Ist die Immuntherapie einer Multiplen Sklerose mit einem Biologikum eine Schutzimpfung? Diese – nicht nur auf den ersten Blick ungewöhnliche – Frage hatte das Oberlandesgericht (OLG) Zweibrücken zu entscheiden, welches dazu sogar ein Sachverständigengutachten einholte. Über das Urteil vom 8.5.2020 (AZ: 1 U 73/18), und dessen Begründung berichtet die Fachzeitschrift „Versicherungsrecht“.
Im zu entscheidenden Fall ging es um die Klage eines Versicherten, der Leistungen aus seiner privaten Unfallversicherung wegen eines behaupteten Impfschadens begehrte. Nach den einschlägigen AUB (Allgemeine Unfallversicherungsbedingungen) 2012 sind auch Impfschäden, die durch „Schutzimpfungen“ hervorgerufen sind, mitversichert.
Der Versicherte war wegen einer schubförmig verlaufenden Multiplen Sklerose (MS) mit Infusionen des Biologikums Natalizumab behandelt worden. Als Nebenwirkung dieser Behandlung war es zu einer multifokalen Leukenzephalopathie (PML) gekommen, einer seltenen opportunistischen Gehirninfektion, welche zu einer vollständigen linksseitigen Lähmung sowie zu bleibenden, starken Gleichgewichtsstörungen führte. Nach Ansicht des Klägers handelte es sich dabei um einen bleibenden Impfschaden.
Die Klage war bereits vom vorher zuständigen Landgericht als unbegründet abgelehnt worden, was auch das Oberlandesgericht bestätigte:
Nach allgemeinem Sprachgebrauch handelt es sich bei einer aktiven oder auch passiven (Schutz-)Impfung um die Gabe eines Impfstoffes mit dem Ziel, vor einer übertragbaren) Krankheit zu schützen. Kennzeichnend für eine Impfung ist demnach die Aktivierung des Immunsystems bzw. die (künstliche) Erzeugung einer Immunität zur Vorbeugung einer Infektionskrankheit.
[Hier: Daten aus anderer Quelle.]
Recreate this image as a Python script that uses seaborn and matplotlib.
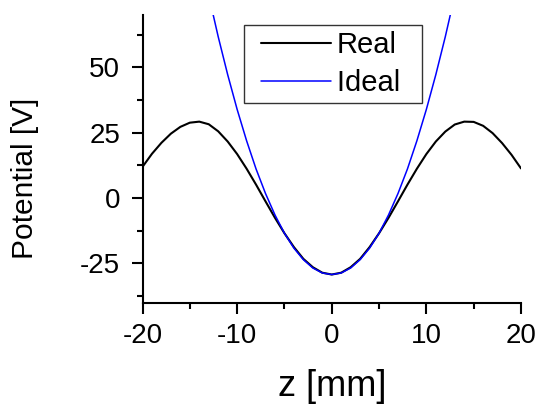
import numpy as np
import pandas as pd
import matplotlib
matplotlib.use("Agg")
import matplotlib.pyplot as plt
import seaborn as sns
from matplotlib.ticker import MultipleLocator
from matplotlib.lines import Line2D
from matplotlib.legend_handler import HandlerLine2D

# z positions [mm]
z_real = list(range(-20, 21))
# Real potential [V]
v_real = [11.9, 16.9, 21.1, 24.6, 27.2, 28.8, 29.2, 28.2, 25.5, 21.6, 16.8,
          11.2, 5.1, -1.3, -7.6, -13.5, -18.8, -23.3, -26.5, -28.6, -29.3,
          -28.6, -26.5, -23.3, -18.8, -13.5, -7.6, -1.3, 5.1, 11.2, 16.8,
          21.6, 25.4, 28.1, 29.2, 29.1, 27.6, 24.8, 21.0, 16.5, 11.3]

z_ideal = list(range(-13, 14))
# Ideal (harmonic) potential [V]
v_ideal = [77.5, 61.7, 47.2, 33.9, 21.9, 11.1, 1.7, -6.5, -13.5, -19.2, -23.6,
           -26.8, -28.7, -29.3, -28.7, -26.8, -23.6, -19.2, -13.5, -6.5, 1.7,
           11.1, 21.9, 33.9, 47.2, 61.7, 77.5]

x_ticks = [-20, -10, 0, 10, 20]
y_ticks = [-25, 0, 25, 50]

df = pd.concat([
    pd.DataFrame({"z": z_real, "V": v_real, "series": "Real"}),
    pd.DataFrame({"z": z_ideal, "V": v_ideal, "series": "Ideal"}),
], ignore_index=True)

sns.set_style("ticks")
plt.rcParams["font.family"] = ["Liberation Sans", "DejaVu Sans"]
plt.rcParams["text.color"] = "black"
plt.rcParams["axes.labelcolor"] = "black"
plt.rcParams["xtick.color"] = "black"
plt.rcParams["ytick.color"] = "black"

fig = plt.figure(figsize=(5.37, 4.07), dpi=100)
ax = fig.add_axes([142.5 / 537, 1 - 302.5 / 407, 378.5 / 537, 287.5 / 407])

sns.lineplot(data=df, x="z", y="V", hue="series",
             palette={"Real": "black", "Ideal": "#0000ff"},
             size="series", sizes={"Real": 1.5, "Ideal": 1.1},
             ax=ax, legend=False)

ax.set_xlim(-20, 20)
ax.set_ylim(-40, 70)
ax.set_xticks(x_ticks)
ax.set_xticklabels([str(t) for t in x_ticks])
ax.set_yticks(y_ticks)
ax.set_yticklabels([str(t) for t in y_ticks])
ax.xaxis.set_minor_locator(MultipleLocator(5))
ax.yaxis.set_minor_locator(MultipleLocator(12.5))

for s in ["top", "right"]:
    ax.spines[s].set_visible(False)
for s in ["left", "bottom"]:
    ax.spines[s].set_linewidth(1.5)
    ax.spines[s].set_color("black")

ax.tick_params(which="major", direction="out", length=8, width=1.5,
               labelsize=20, colors="black", labelcolor="black")
ax.tick_params(which="minor", direction="out", length=4.3, width=1.5, colors="black")
ax.tick_params(axis="x", which="major", pad=6.5)
ax.tick_params(axis="y", which="major", pad=8)

ax.set_xlabel("z [mm]", fontsize=26, labelpad=14.5, color="black")
ax.set_ylabel("Potential [V]", fontsize=21.5, color="black")
ax.yaxis.set_label_coords(-0.273, 0.433)

handles = [Line2D([], [], color="black", lw=1.5),
           Line2D([], [], color="#0000ff", lw=1.1)]
hmap = {h: HandlerLine2D(xpad=0.38) for h in handles}
leg = ax.legend(handles, ["Real", "Ideal  "], loc="upper left",
                bbox_to_anchor=(0.268, 0.965), borderaxespad=0,
                fontsize=21, handlelength=2.78, handletextpad=0.2,
                labelspacing=0.36, borderpad=0.2, fancybox=False,
                framealpha=1, edgecolor="#333333", handler_map=hmap)
leg.get_frame().set_linewidth(1.0)
for t in leg.get_texts():
    t.set_color("black")

fig.savefig("out.png", dpi=100)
Bei der beim Kläger angewandte Therapie mit Infusionen von Natalizumab handelte es sich dagegen um eine therapeutische Heilmaßnahme, welche keinem Versicherungsschutz durch die private Unfallversicherung unterliegt, erklärte das OLG. Auch wenn es sich bei Natalizumab um Antikörper handelt, ist eine jahrelange Behandlung mit diesem Präparat keine (passive) Schutzimpfung wie etwa die (einmalige!) Applikation von Tetanus-Immunglobulin.
Entsprechend führte der vom Gericht beauftragte Sachverständige aus, dass auch aus ärztlicher Sicht die beim Kläger eingesetzte Immuntherapie keine Impfung darstellt. Er erläuterte, dass der Wirkstoff Natalizumab die chronische autoimmune Entzündung des Gehirns und des Rückenmarks bei MS dadurch reduziert, dass das Eindringen von Leukozyten in den Liquorraum verhindert bzw. reduziert wird.
Diese (therapeutisch gerade angestrebte) immunmodulatorische bzw. immunsuppressive Wirkung kann jedoch zu Infektionen führen, die bei einem intakten Immunsystem nicht möglich wären. So war es beim Kläger zu einem Befall der weißen Hirnsubstanz mit JC-Viren (John-Cunningham-Viren) gekommen mit der Folge einer multifokalen Leukenzephalopathie (PML) – eine zwar seltene, aber bekannte schwerwiegende Nebenwirkung der Natalizumab-Therapie. Damit stellt die Immuntherapie mit Natalizumab gerade das Gegenteil einer Schutzimpfung dar.